PROBLEM TO SOLVE: Exactly the lines from the one with "Emit a Python" to the one with "import numpy as np", both included, are to be printed again; leave out the rest.

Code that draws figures
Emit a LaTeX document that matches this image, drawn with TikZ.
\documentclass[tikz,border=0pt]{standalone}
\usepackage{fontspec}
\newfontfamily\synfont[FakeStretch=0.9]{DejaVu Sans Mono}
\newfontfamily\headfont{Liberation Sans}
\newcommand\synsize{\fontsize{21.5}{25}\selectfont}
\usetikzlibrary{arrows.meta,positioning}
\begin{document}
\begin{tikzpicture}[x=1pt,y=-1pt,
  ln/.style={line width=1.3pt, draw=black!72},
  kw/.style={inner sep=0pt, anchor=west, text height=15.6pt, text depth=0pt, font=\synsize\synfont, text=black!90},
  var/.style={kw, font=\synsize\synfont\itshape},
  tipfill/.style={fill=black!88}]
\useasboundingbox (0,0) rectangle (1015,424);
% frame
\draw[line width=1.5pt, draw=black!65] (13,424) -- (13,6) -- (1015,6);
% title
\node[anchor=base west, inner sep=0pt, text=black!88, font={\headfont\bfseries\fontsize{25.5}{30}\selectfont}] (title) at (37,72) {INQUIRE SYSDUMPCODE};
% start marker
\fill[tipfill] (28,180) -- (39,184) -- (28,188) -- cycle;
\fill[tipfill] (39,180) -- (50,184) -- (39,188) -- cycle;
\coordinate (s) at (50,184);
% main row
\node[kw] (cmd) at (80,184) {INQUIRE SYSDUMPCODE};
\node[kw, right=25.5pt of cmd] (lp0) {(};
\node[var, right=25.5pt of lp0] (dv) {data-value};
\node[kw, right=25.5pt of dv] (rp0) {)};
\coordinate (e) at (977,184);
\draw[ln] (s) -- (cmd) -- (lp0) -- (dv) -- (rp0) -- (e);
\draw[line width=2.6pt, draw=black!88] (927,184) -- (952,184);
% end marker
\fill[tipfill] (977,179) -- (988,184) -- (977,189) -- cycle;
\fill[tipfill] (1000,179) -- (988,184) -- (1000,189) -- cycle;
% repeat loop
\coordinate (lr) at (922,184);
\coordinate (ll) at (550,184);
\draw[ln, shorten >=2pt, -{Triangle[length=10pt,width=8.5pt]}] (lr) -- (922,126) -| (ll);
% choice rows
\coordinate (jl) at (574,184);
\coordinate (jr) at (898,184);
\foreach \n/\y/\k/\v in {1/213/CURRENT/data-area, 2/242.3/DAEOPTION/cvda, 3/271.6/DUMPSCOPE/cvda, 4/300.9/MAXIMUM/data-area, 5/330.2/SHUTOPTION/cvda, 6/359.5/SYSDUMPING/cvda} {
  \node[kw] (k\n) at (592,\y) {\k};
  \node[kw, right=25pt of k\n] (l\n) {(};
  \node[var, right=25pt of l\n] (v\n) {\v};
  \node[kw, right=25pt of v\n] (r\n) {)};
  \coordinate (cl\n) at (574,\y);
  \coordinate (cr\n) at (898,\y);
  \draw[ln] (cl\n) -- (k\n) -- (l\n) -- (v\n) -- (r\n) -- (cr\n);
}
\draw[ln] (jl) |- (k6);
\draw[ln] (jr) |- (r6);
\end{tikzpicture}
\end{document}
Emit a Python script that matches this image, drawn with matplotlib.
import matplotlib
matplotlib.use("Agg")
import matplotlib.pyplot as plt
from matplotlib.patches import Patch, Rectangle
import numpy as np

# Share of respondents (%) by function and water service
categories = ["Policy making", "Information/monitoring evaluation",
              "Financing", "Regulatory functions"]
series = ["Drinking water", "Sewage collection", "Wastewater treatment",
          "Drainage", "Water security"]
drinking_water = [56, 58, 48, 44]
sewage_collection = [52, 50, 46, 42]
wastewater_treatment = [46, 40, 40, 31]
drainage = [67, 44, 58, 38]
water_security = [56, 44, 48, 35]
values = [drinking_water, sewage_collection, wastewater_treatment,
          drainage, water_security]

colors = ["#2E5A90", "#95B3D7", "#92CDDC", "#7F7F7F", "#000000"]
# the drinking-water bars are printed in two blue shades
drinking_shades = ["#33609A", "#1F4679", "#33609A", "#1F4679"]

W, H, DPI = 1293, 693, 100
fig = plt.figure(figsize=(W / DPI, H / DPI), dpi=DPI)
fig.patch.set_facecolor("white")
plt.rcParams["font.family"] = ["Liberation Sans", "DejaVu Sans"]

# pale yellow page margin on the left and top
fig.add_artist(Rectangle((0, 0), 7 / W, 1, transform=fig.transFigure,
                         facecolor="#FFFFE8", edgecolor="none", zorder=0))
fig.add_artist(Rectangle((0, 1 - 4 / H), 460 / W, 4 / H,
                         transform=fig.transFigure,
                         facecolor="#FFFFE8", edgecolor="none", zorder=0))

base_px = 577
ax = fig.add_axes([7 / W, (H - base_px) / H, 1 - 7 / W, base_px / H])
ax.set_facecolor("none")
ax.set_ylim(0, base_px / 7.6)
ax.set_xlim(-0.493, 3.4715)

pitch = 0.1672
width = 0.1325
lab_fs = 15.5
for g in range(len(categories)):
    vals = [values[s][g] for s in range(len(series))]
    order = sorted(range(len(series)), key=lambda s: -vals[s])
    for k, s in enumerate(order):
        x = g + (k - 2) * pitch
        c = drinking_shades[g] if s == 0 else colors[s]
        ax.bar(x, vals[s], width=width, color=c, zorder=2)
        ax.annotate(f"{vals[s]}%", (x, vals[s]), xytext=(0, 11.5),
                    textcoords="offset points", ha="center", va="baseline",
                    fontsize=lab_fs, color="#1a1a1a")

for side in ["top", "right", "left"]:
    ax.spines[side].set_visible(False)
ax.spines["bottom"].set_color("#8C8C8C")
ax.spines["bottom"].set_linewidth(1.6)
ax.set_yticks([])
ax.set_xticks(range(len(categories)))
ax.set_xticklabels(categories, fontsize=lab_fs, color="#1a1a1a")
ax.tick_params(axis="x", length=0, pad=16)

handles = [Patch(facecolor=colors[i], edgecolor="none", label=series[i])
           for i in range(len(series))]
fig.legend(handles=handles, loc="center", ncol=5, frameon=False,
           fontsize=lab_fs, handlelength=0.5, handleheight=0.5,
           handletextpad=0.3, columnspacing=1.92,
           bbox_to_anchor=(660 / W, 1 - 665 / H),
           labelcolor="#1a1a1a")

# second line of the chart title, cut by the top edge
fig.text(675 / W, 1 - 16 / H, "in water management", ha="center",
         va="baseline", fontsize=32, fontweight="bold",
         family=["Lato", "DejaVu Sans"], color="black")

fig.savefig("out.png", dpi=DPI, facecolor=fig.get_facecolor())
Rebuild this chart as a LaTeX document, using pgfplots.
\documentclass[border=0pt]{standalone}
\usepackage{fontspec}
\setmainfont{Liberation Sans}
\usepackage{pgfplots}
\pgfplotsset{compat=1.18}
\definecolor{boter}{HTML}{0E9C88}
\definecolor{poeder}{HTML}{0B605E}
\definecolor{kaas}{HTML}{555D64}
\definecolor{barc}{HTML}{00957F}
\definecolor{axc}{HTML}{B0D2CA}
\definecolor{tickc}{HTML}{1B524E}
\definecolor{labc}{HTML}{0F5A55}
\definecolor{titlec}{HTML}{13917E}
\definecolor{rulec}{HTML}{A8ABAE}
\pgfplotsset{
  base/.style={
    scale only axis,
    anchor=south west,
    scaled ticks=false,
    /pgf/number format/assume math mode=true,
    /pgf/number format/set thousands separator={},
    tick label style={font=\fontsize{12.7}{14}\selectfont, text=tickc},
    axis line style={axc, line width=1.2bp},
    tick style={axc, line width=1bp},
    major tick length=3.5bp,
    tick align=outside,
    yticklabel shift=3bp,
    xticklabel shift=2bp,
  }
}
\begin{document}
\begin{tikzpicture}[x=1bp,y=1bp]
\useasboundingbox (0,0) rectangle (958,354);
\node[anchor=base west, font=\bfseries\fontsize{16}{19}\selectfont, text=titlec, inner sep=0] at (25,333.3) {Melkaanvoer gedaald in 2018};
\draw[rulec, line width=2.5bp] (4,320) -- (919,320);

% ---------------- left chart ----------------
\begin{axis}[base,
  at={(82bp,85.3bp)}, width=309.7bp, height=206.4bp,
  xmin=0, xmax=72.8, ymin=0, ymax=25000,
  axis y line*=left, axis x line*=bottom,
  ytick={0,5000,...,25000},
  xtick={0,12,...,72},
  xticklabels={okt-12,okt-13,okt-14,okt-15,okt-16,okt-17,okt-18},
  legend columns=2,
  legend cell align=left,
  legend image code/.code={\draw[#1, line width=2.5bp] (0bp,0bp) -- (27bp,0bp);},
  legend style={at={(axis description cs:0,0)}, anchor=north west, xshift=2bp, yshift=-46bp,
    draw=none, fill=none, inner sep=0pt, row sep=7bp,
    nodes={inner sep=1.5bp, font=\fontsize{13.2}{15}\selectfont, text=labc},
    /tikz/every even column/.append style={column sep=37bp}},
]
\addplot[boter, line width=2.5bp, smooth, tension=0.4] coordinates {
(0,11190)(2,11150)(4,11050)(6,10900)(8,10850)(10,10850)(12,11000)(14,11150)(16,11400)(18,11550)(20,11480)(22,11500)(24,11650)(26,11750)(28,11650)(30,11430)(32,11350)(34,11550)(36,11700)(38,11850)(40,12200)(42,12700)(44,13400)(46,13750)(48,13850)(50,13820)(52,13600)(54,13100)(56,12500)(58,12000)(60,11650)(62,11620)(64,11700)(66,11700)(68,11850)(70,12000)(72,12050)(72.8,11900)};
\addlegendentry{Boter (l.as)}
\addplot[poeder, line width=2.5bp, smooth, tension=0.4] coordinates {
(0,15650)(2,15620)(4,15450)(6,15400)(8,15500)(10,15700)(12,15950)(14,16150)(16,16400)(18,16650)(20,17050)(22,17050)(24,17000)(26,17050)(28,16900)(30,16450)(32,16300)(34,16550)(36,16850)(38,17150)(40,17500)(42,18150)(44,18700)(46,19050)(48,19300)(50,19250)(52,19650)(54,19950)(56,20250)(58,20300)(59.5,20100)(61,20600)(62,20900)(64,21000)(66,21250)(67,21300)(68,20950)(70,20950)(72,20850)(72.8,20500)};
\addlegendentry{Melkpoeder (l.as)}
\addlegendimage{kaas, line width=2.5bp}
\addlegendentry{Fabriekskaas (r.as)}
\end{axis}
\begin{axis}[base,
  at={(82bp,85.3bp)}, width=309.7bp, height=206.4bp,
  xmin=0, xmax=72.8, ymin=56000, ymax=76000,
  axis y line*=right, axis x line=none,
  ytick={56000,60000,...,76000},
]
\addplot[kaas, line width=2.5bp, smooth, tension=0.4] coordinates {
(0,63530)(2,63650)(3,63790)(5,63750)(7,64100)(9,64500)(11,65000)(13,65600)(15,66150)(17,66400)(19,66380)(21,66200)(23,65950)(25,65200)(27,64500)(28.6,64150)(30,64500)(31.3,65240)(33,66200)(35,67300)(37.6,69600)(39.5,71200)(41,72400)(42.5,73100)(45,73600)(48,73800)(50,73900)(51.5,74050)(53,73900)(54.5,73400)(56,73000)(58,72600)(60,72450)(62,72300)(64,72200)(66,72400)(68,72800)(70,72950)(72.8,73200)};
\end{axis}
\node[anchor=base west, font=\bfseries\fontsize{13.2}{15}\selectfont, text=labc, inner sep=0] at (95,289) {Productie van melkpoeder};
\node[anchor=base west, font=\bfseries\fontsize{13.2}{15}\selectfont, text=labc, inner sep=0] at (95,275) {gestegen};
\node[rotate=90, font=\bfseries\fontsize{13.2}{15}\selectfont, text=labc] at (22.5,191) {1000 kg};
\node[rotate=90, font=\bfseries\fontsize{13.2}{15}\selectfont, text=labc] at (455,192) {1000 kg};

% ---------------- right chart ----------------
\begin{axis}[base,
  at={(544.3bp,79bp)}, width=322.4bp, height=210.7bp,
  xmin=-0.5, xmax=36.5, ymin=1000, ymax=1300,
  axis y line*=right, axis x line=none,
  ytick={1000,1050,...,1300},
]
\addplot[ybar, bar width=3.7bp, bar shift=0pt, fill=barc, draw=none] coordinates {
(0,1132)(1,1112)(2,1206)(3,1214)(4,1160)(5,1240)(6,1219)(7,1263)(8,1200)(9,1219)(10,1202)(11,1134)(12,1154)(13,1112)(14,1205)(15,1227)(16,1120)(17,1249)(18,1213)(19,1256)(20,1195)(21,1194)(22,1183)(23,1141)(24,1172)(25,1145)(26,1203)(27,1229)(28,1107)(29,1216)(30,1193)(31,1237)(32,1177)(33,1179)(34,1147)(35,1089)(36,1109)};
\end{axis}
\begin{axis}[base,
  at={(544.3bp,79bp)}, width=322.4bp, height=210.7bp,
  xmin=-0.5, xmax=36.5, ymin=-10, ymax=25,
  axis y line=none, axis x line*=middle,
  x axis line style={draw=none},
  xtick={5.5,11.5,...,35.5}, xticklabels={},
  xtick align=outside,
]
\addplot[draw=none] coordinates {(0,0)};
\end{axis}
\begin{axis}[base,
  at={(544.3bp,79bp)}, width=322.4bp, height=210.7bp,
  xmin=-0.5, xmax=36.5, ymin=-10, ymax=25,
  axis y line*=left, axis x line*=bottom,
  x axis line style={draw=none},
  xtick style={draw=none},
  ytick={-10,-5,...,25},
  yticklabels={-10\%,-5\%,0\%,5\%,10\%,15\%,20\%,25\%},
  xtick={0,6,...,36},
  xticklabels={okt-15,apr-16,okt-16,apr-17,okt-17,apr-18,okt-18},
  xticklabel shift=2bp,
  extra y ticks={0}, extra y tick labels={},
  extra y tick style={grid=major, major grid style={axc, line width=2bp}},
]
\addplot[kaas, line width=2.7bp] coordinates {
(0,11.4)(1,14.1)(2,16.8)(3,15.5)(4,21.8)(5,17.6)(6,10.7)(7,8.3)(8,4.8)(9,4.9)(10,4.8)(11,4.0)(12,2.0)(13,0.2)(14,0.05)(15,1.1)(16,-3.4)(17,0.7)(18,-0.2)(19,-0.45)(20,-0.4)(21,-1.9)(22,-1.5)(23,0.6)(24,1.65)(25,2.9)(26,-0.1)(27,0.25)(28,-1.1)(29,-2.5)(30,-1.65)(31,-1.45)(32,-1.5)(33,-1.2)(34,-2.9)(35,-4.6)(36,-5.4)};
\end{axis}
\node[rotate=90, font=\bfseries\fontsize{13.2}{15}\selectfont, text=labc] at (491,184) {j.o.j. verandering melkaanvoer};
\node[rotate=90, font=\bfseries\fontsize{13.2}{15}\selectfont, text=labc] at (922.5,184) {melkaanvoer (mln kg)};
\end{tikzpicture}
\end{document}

EXERCISE ANSWER:
Emit a Python script that matches this image, drawn with matplotlib.
import matplotlib
matplotlib.use("Agg")
import matplotlib.pyplot as plt
from matplotlib.patches import Patch, Rectangle
import numpy as np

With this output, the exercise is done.